Comment by Aurornis
2 days ago
> Maybe OP is young or didn't frequent other communities before "social networks", but on IRC, even on Usenet you'd see these behaviors eventually
I’m not exactly old yet, but I agree. I don’t know how so many people became convinced that online interactions were pleasant and free of ragebait and propaganda prior to Facebook.
A lot of the old internet spaces were toxic cesspools. Most of my favorite forums eventually succumbed to ragebait and low effort content.
>pleasant and free of ragebait and propaganda
Most people are putting forth an argument of pervasiveness and scale, not existence.
I remember a thread a while ago where someone was claiming that Hacker News comments were much more civilized and on topic in the early days.
So someone pulled up Wayback Machine archives of random dates for HN pages.

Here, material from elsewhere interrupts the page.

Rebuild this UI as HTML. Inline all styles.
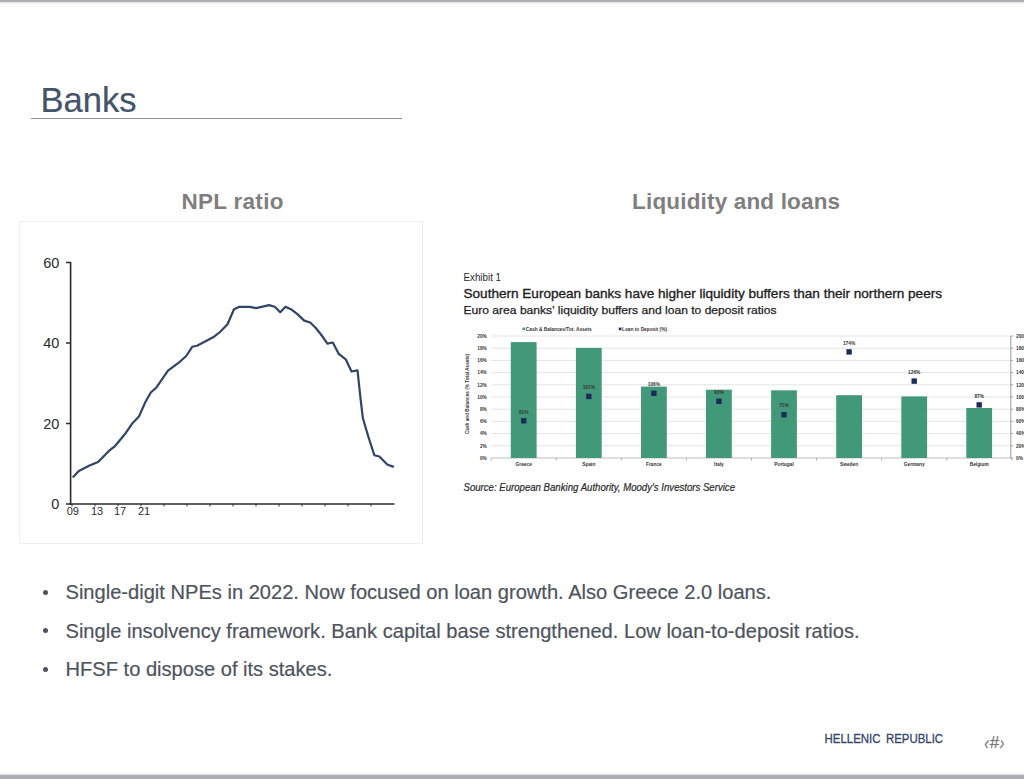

The comments were full of garbage, flame wars, confidently incorrect statements, off topic rants, and all the other things that people complain about today.
It was the same thing, maybe even slightly worse, just in a different era
I think the people who imagine that social media is worse today either didn’t participate in much online socialization years ago or have blocked out the bad parts from their memory.
I suppose more than a few of us olds remember Serdar Argic's attempts to redefine the Armenian genocide on IRC.
https://en.wikipedia.org/wiki/Serdar_Argic
But Serdar was relatively easy to ignore, because it was just one account, and it wasn't pushed on everyone via an algorithm designed to leverage outrage to make more money for one of the world's billionaires. You're right: pervasiveness and scale make a significant difference.